-- start of SUPPLIED MATERIAL --

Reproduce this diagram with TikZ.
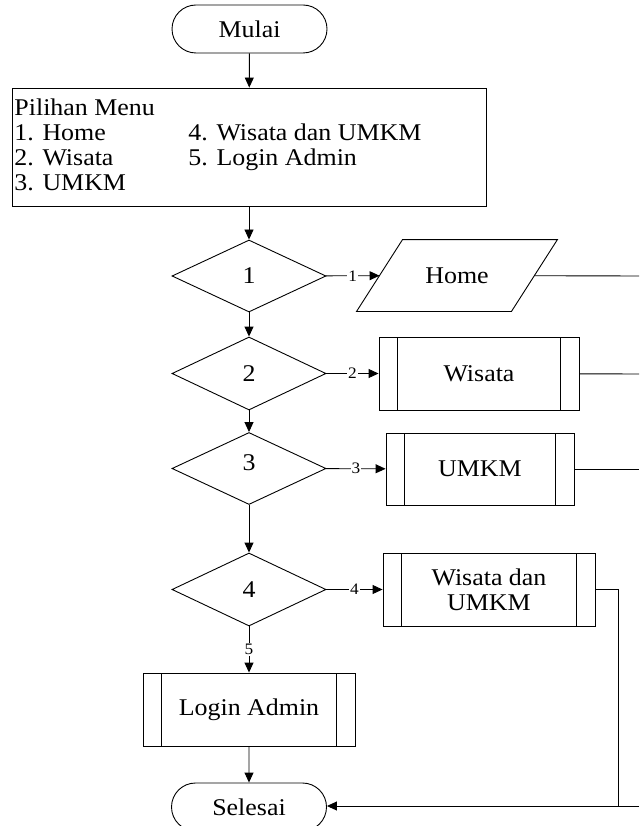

-- end of SUPPLIED MATERIAL --
-- start of SUPPLIED MATERIAL --

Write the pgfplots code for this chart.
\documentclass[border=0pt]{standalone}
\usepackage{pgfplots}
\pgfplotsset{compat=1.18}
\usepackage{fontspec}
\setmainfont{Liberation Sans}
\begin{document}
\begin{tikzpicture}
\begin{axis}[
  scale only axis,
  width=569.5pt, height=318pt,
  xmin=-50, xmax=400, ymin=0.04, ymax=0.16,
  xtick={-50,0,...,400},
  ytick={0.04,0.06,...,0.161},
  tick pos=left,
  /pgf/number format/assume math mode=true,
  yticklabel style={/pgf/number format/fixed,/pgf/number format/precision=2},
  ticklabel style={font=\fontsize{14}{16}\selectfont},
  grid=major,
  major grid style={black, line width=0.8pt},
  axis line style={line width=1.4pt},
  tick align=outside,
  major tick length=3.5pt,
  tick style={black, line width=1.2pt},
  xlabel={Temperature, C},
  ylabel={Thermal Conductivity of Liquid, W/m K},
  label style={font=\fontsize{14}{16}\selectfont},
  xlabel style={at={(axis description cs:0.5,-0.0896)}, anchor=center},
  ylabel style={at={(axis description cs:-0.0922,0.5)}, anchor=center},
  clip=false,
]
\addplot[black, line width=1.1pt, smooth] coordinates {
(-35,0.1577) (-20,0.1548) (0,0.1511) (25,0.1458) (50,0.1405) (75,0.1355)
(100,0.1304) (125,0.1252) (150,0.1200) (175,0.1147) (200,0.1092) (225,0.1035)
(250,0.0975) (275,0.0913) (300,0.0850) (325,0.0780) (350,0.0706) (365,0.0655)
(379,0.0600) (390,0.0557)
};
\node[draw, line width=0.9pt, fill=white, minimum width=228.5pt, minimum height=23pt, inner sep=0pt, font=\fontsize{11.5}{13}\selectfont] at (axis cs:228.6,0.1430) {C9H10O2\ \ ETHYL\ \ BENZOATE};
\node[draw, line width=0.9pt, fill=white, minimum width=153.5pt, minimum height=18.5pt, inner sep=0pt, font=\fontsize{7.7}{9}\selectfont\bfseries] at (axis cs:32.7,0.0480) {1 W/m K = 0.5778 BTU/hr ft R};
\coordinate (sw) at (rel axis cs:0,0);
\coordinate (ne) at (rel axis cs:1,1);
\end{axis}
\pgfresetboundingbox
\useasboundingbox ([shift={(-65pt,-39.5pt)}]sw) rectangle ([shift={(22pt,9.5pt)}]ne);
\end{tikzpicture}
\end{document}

-- end of SUPPLIED MATERIAL --
-- start of SUPPLIED MATERIAL --

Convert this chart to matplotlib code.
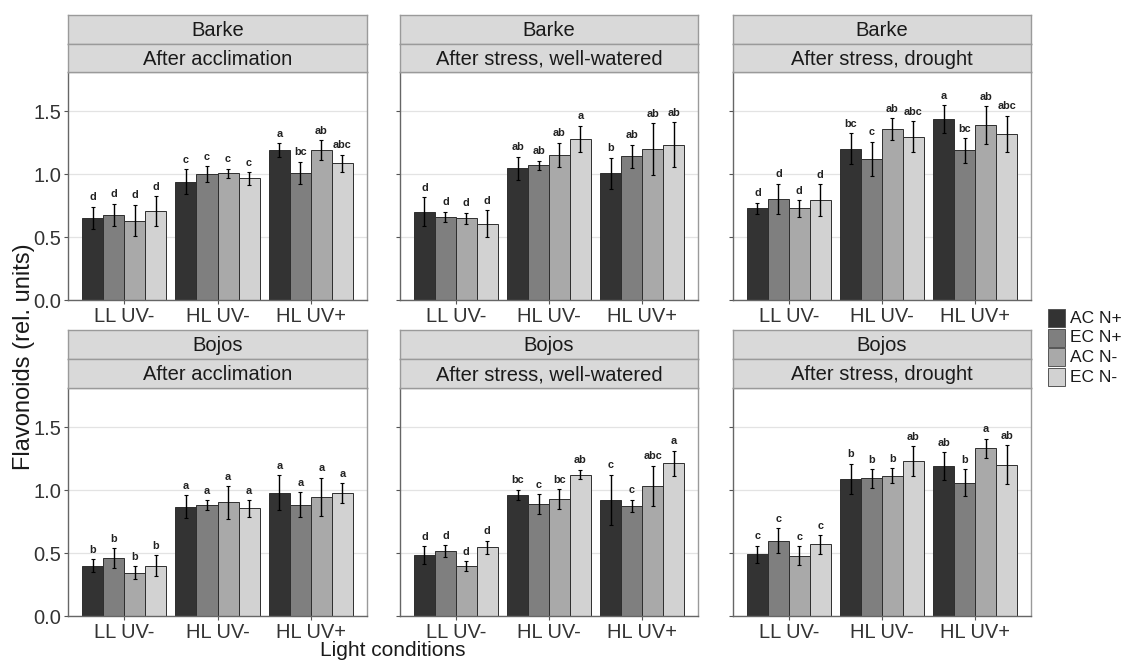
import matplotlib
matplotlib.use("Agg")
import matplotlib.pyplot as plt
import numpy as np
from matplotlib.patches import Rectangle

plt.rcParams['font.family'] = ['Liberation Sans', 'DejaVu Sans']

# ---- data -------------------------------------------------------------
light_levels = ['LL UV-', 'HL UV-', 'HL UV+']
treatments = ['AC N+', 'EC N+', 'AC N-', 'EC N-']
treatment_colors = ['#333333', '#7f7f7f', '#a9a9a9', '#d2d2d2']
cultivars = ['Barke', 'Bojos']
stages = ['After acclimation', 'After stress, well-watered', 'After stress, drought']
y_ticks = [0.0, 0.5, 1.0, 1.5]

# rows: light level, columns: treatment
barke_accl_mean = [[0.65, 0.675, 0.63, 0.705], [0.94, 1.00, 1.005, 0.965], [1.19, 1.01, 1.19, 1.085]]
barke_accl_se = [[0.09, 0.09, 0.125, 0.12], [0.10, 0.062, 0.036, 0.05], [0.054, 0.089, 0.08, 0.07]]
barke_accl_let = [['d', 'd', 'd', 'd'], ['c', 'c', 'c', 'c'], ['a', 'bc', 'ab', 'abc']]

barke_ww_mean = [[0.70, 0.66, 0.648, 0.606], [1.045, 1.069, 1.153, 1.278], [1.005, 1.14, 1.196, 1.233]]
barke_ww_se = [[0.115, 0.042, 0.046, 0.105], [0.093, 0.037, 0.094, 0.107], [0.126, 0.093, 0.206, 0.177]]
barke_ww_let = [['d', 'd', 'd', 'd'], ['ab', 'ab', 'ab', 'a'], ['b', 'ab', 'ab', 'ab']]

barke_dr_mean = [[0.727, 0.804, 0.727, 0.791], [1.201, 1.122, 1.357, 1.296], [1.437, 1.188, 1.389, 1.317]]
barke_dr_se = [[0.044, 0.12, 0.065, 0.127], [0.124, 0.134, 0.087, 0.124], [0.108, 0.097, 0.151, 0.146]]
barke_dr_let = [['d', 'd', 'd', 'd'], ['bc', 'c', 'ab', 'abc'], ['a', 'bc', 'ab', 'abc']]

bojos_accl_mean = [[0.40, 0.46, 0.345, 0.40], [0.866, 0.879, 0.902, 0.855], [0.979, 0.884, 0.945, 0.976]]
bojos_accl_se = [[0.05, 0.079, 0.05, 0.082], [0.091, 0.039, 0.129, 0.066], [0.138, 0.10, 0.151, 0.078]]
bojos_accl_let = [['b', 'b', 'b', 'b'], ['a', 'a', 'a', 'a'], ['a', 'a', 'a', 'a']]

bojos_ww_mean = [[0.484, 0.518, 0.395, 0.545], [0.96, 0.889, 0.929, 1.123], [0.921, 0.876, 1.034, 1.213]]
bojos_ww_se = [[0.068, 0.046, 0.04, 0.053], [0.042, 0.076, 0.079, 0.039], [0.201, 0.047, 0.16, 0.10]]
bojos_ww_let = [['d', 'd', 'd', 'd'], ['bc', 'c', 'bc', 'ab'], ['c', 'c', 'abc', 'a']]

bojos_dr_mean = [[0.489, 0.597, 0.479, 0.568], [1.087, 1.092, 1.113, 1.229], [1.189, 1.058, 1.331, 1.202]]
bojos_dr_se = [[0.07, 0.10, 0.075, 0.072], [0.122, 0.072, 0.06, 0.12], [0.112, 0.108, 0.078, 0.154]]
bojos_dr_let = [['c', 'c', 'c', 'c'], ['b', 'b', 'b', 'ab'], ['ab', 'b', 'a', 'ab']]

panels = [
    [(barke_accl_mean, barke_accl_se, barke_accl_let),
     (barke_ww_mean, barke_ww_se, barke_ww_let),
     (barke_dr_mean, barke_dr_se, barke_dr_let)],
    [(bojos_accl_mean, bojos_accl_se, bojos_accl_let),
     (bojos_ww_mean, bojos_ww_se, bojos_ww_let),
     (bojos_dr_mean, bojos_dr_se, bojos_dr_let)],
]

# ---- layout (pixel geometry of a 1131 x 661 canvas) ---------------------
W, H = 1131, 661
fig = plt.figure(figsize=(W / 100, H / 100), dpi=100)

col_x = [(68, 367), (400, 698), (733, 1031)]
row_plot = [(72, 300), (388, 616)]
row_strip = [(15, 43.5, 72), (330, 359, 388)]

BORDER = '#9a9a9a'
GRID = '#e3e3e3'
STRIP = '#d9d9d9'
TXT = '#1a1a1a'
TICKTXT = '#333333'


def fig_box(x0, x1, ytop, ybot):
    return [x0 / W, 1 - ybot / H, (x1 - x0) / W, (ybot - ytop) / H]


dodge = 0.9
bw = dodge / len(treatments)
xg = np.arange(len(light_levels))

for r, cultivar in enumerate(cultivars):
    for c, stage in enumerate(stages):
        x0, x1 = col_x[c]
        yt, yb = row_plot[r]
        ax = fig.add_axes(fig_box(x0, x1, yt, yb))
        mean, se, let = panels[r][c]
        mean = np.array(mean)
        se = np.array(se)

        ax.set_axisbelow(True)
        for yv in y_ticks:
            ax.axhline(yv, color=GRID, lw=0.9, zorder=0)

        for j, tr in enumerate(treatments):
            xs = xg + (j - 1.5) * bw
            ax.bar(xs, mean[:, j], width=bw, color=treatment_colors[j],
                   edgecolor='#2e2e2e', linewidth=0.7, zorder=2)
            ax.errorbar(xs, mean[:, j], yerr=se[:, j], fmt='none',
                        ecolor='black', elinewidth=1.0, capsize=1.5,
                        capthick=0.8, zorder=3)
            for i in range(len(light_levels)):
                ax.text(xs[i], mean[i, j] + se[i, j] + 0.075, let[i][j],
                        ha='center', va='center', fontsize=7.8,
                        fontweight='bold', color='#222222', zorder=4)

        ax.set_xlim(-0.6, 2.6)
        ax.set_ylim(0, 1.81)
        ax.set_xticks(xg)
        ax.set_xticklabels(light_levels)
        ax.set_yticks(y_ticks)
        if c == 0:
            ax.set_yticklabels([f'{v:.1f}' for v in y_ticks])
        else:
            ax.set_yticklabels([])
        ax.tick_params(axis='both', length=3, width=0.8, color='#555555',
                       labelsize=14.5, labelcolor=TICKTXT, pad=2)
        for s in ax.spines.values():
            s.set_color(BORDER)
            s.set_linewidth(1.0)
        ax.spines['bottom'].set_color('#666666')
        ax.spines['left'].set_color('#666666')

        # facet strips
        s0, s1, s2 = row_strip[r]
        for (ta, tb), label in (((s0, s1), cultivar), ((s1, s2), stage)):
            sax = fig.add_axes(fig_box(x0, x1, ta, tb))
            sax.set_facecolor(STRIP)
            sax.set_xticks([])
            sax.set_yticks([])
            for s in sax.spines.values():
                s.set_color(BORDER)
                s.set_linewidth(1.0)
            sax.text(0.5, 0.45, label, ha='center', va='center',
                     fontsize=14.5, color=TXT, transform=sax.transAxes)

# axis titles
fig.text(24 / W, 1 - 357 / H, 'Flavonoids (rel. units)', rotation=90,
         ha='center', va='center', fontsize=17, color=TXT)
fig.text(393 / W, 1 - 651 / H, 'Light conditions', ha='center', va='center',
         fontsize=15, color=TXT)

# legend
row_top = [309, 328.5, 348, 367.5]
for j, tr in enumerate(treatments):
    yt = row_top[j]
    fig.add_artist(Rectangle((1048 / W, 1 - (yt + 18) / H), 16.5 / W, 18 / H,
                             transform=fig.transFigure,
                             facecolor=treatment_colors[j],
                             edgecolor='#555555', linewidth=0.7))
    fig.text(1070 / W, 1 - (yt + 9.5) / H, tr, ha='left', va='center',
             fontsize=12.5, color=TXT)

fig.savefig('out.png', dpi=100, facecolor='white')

-- end of SUPPLIED MATERIAL --

YOUR GOAL: Going back to the data above, write out everything from the line with "Convert this chart to matplotlib code." down to the line with "['b', 'ab', 'ab', 'ab']]", both included, leaving every picture out.

PROBLEM SOLUTION:
Convert this chart to matplotlib code.
import matplotlib
matplotlib.use("Agg")
import matplotlib.pyplot as plt
import numpy as np
from matplotlib.patches import Rectangle

plt.rcParams['font.family'] = ['Liberation Sans', 'DejaVu Sans']

# ---- data -------------------------------------------------------------
light_levels = ['LL UV-', 'HL UV-', 'HL UV+']
treatments = ['AC N+', 'EC N+', 'AC N-', 'EC N-']
treatment_colors = ['#333333', '#7f7f7f', '#a9a9a9', '#d2d2d2']
cultivars = ['Barke', 'Bojos']
stages = ['After acclimation', 'After stress, well-watered', 'After stress, drought']
y_ticks = [0.0, 0.5, 1.0, 1.5]

# rows: light level, columns: treatment
barke_accl_mean = [[0.65, 0.675, 0.63, 0.705], [0.94, 1.00, 1.005, 0.965], [1.19, 1.01, 1.19, 1.085]]
barke_accl_se = [[0.09, 0.09, 0.125, 0.12], [0.10, 0.062, 0.036, 0.05], [0.054, 0.089, 0.08, 0.07]]
barke_accl_let = [['d', 'd', 'd', 'd'], ['c', 'c', 'c', 'c'], ['a', 'bc', 'ab', 'abc']]

barke_ww_mean = [[0.70, 0.66, 0.648, 0.606], [1.045, 1.069, 1.153, 1.278], [1.005, 1.14, 1.196, 1.233]]
barke_ww_se = [[0.115, 0.042, 0.046, 0.105], [0.093, 0.037, 0.094, 0.107], [0.126, 0.093, 0.206, 0.177]]
barke_ww_let = [['d', 'd', 'd', 'd'], ['ab', 'ab', 'ab', 'a'], ['b', 'ab', 'ab', 'ab']]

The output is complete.